SET PROBLEM. Your task is to repeat the listing exactly.

DATA SHOWN.
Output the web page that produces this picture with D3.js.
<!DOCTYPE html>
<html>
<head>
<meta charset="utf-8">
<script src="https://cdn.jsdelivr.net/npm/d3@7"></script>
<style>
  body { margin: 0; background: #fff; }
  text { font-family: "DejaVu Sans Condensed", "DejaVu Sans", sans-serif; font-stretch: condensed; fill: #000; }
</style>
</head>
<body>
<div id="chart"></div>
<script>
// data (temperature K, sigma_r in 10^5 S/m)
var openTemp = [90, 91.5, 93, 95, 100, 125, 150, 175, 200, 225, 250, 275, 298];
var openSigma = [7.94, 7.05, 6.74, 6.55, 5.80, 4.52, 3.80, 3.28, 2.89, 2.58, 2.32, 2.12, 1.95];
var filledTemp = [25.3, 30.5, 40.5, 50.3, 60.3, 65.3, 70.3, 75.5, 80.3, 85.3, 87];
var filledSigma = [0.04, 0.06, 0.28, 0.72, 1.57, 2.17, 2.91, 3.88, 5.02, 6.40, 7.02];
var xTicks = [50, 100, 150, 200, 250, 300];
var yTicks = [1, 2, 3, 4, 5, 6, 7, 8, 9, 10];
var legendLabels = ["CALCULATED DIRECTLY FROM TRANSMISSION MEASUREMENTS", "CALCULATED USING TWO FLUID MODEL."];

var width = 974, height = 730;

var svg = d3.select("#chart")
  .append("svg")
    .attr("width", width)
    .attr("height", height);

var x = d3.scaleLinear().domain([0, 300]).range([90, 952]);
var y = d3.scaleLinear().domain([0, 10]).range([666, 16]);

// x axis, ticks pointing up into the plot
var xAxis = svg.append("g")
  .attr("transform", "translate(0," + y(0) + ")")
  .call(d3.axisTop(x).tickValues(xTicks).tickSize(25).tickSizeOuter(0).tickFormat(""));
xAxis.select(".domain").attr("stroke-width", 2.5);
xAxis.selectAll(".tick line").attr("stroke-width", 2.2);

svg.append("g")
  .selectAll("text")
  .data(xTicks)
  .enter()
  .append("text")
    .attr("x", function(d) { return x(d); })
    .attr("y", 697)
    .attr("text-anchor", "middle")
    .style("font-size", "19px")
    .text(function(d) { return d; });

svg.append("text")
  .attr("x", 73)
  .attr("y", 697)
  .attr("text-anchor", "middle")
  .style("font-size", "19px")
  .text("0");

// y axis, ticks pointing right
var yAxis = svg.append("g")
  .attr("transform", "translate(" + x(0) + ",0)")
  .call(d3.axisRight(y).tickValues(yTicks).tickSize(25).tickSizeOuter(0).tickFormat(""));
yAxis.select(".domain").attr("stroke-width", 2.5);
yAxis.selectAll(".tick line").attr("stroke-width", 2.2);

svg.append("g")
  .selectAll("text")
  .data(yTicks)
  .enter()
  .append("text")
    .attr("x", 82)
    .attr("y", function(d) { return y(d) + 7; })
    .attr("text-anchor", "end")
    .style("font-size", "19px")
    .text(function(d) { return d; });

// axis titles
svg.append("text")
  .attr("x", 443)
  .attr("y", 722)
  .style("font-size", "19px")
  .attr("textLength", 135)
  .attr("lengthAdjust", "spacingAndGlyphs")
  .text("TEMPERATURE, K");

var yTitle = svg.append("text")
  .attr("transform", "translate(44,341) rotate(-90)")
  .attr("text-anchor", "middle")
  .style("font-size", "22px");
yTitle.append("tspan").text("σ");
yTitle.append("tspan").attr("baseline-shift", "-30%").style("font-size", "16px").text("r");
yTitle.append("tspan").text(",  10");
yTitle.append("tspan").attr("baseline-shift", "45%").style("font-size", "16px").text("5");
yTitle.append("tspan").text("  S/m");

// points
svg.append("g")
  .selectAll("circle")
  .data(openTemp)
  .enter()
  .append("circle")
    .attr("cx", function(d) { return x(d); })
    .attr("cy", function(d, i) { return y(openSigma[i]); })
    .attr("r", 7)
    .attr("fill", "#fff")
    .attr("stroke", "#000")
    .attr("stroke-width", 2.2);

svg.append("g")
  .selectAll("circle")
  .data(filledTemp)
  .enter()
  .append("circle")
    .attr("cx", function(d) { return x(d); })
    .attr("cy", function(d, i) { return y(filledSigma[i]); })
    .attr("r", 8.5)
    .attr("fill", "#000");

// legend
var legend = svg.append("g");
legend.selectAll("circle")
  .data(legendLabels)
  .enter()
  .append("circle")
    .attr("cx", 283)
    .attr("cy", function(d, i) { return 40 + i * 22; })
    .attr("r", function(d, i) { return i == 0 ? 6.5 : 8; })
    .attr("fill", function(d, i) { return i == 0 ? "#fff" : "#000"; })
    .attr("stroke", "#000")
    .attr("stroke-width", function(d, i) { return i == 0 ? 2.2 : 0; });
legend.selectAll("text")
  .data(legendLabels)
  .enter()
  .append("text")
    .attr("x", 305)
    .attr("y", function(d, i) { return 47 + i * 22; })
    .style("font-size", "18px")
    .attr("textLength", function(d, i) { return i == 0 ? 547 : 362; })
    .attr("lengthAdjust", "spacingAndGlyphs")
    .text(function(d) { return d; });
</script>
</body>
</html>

COMPLETED TASK.
Output the web page that produces this picture with D3.js.
<!DOCTYPE html>
<html>
<head>
<meta charset="utf-8">
<script src="https://cdn.jsdelivr.net/npm/d3@7"></script>
<style>
  body { margin: 0; background: #fff; }
  text { font-family: "DejaVu Sans Condensed", "DejaVu Sans", sans-serif; font-stretch: condensed; fill: #000; }
</style>
</head>
<body>
<div id="chart"></div>
<script>
// data (temperature K, sigma_r in 10^5 S/m)
var openTemp = [90, 91.5, 93, 95, 100, 125, 150, 175, 200, 225, 250, 275, 298];
var openSigma = [7.94, 7.05, 6.74, 6.55, 5.80, 4.52, 3.80, 3.28, 2.89, 2.58, 2.32, 2.12, 1.95];
var filledTemp = [25.3, 30.5, 40.5, 50.3, 60.3, 65.3, 70.3, 75.5, 80.3, 85.3, 87];
var filledSigma = [0.04, 0.06, 0.28, 0.72, 1.57, 2.17, 2.91, 3.88, 5.02, 6.40, 7.02];
var xTicks = [50, 100, 150, 200, 250, 300];
var yTicks = [1, 2, 3, 4, 5, 6, 7, 8, 9, 10];
var legendLabels = ["CALCULATED DIRECTLY FROM TRANSMISSION MEASUREMENTS", "CALCULATED USING TWO FLUID MODEL."];

var width = 974, height = 730;

var svg = d3.select("#chart")
  .append("svg")
    .attr("width", width)
    .attr("height", height);

var x = d3.scaleLinear().domain([0, 300]).range([90, 952]);
var y = d3.scaleLinear().domain([0, 10]).range([666, 16]);

// x axis, ticks pointing up into the plot
var xAxis = svg.append("g")
  .attr("transform", "translate(0," + y(0) + ")")
  .call(d3.axisTop(x).tickValues(xTicks).tickSize(25).tickSizeOuter(0).tickFormat(""));
xAxis.select(".domain").attr("stroke-width", 2.5);
xAxis.selectAll(".tick line").attr("stroke-width", 2.2);

svg.append("g")
  .selectAll("text")
  .data(xTicks)
  .enter()
  .append("text")
    .attr("x", function(d) { return x(d); })
    .attr("y", 697)
    .attr("text-anchor", "middle")
    .style("font-size", "19px")
    .text(function(d) { return d; });

svg.append("text")
  .attr("x", 73)
  .attr("y", 697)
  .attr("text-anchor", "middle")
  .style("font-size", "19px")
  .text("0");

// y axis, ticks pointing right
var yAxis = svg.append("g")
  .attr("transform", "translate(" + x(0) + ",0)")
  .call(d3.axisRight(y).tickValues(yTicks).tickSize(25).tickSizeOuter(0).tickFormat(""));
yAxis.select(".domain").attr("stroke-width", 2.5);
yAxis.selectAll(".tick line").attr("stroke-width", 2.2);

svg.append("g")
  .selectAll("text")
  .data(yTicks)
  .enter()
  .append("text")
    .attr("x", 82)
    .attr("y", function(d) { return y(d) + 7; })
    .attr("text-anchor", "end")
    .style("font-size", "19px")
    .text(function(d) { return d; });

// axis titles
svg.append("text")
  .attr("x", 443)
  .attr("y", 722)
  .style("font-size", "19px")
  .attr("textLength", 135)
  .attr("lengthAdjust", "spacingAndGlyphs")
  .text("TEMPERATURE, K");

var yTitle = svg.append("text")
  .attr("transform", "translate(44,341) rotate(-90)")
  .attr("text-anchor", "middle")
  .style("font-size", "22px");
yTitle.append("tspan").text("σ");
yTitle.append("tspan").attr("baseline-shift", "-30%").style("font-size", "16px").text("r");
yTitle.append("tspan").text(",  10");
yTitle.append("tspan").attr("baseline-shift", "45%").style("font-size", "16px").text("5");
yTitle.append("tspan").text("  S/m");

// points
svg.append("g")
  .selectAll("circle")
  .data(openTemp)
  .enter()
  .append("circle")
    .attr("cx", function(d) { return x(d); })
    .attr("cy", function(d, i) { return y(openSigma[i]); })
    .attr("r", 7)
    .attr("fill", "#fff")
    .attr("stroke", "#000")
    .attr("stroke-width", 2.2);

svg.append("g")
  .selectAll("circle")
  .data(filledTemp)
  .enter()
  .append("circle")
    .attr("cx", function(d) { return x(d); })
    .attr("cy", function(d, i) { return y(filledSigma[i]); })
    .attr("r", 8.5)
    .attr("fill", "#000");

// legend
var legend = svg.append("g");
legend.selectAll("circle")
  .data(legendLabels)
  .enter()
  .append("circle")
    .attr("cx", 283)
    .attr("cy", function(d, i) { return 40 + i * 22; })
    .attr("r", function(d, i) { return i == 0 ? 6.5 : 8; })
    .attr("fill", function(d, i) { return i == 0 ? "#fff" : "#000"; })
    .attr("stroke", "#000")
    .attr("stroke-width", function(d, i) { return i == 0 ? 2.2 : 0; });
legend.selectAll("text")
  .data(legendLabels)
  .enter()
  .append("text")
    .attr("x", 305)
    .attr("y", function(d, i) { return 47 + i * 22; })
    .style("font-size", "18px")
    .attr("textLength", function(d, i) { return i == 0 ? 547 : 362; })
    .attr("lengthAdjust", "spacingAndGlyphs")
    .text(function(d) { return d; });
</script>
</body>
</html>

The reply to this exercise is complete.